Images acquired by the Landsat-5 satellite show pre- and post-fire forest cover in Yellowstone. Burn scars are still evident today, more than 20 years after the fires.



The series is part of NASA Earth Observatory’s ongoing World of Change: Burn Recovery in Yellowstone.



The following captions are courtesy of NASA.







The top image, from 1987, shows the park as it had been for many years. Dense stands of tall, straight pine trees covered the high, volcanic plateau. The old forest is dark green in the image. The summertime forest is broken up by bright green, grassy river meadows and the occasional brush and grass plain, lighter green and tan. Mineral-rich geyser fields are pale blue and white, and lakes are dark blue.







Just one year later, charred trees and grasses replaced the forests and meadows. The freshly burned land is dark red. The fire was still burning when the 1988 image was acquired on August 23. The fires glow bright pink, and a faint pall of smoke hangs over the scene. If the image had been made with visible light, to resemble what a person would see from the air, the smoke would be denser than it is in this infrared image. The smoke is blue in the infrared light.

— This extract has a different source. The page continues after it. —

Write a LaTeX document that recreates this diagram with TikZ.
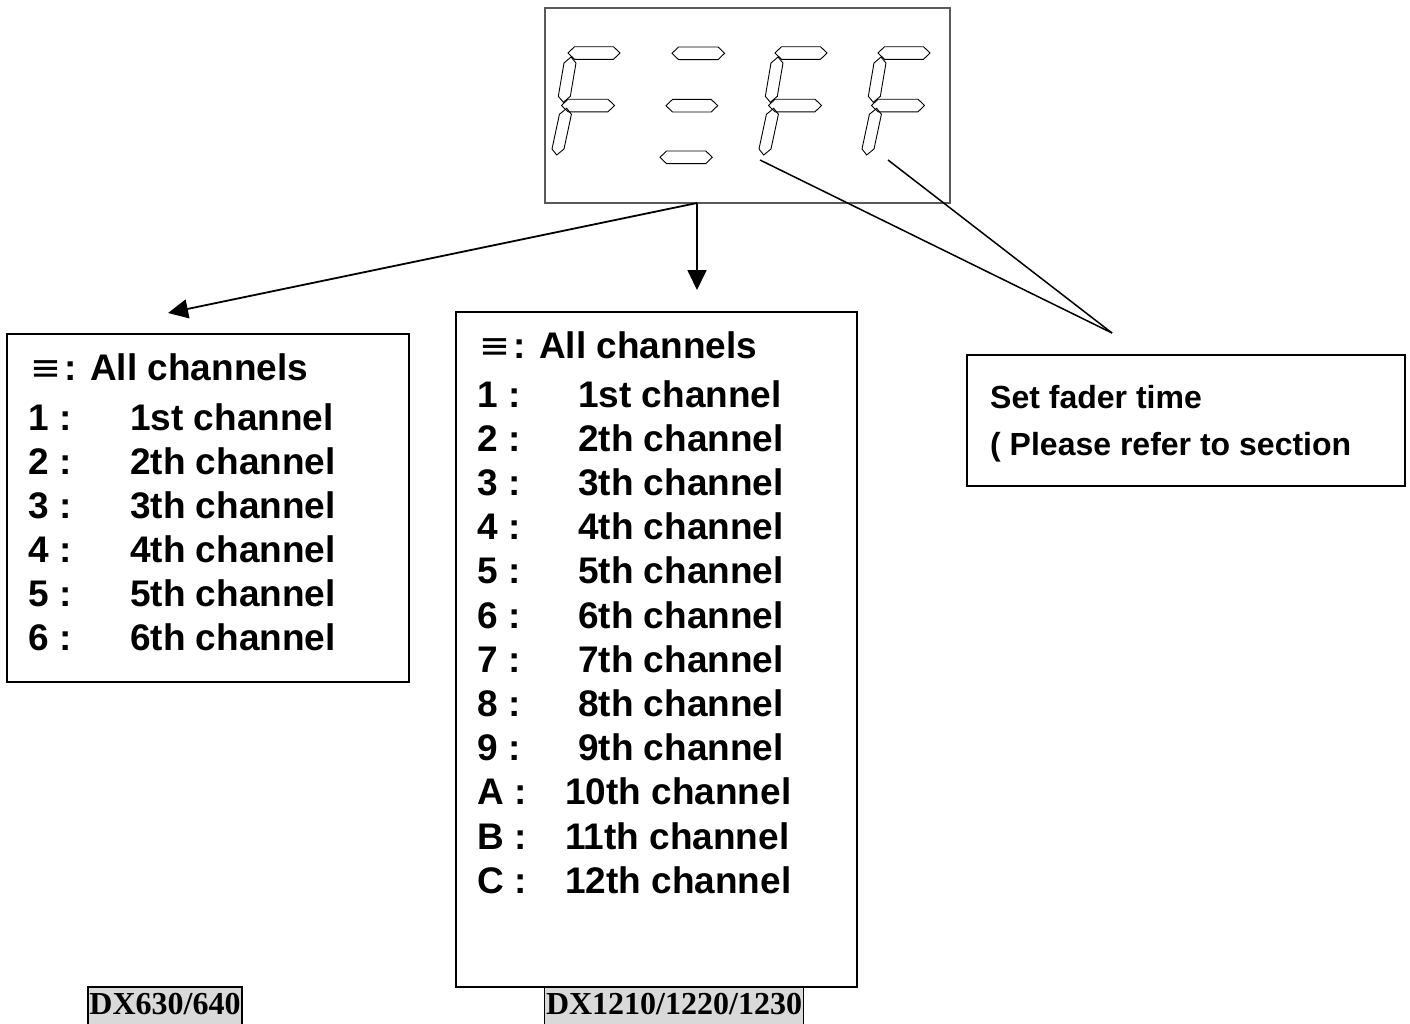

In the 1989 image, the full extent of the fire is revealed. The burned land surrounds Old Faithful and extends throughout western Yellowstone. This satellite view reveals that the fire did not burn everything in a destructive swath. The burned area is patchy, and the severity of the burn varies from place to place. Darker red areas are severe burns, and lighter red areas are less severe.





Twenty years after the fire, the burn scar was still evident, though faded to a pale tan. By this time, new pine trees had taken root, and the forest had started to return. The newly growing trees grow more quickly than older, mature forests. As a result, they are lighter in color in the 2008 image. Fingers of new forest are most evident intruding into the narrow strip of burned land on the right edge of the image. Forests are likely returning elsewhere as well, but the small trees do not produce a dense enough canopy to show up well in the image.



NASA says that fire is a natural part of Yellowstone’s ecology, so much so that a number of plant species need fire to regenerate. The 1988 fires were ignited by lightning strikes and people.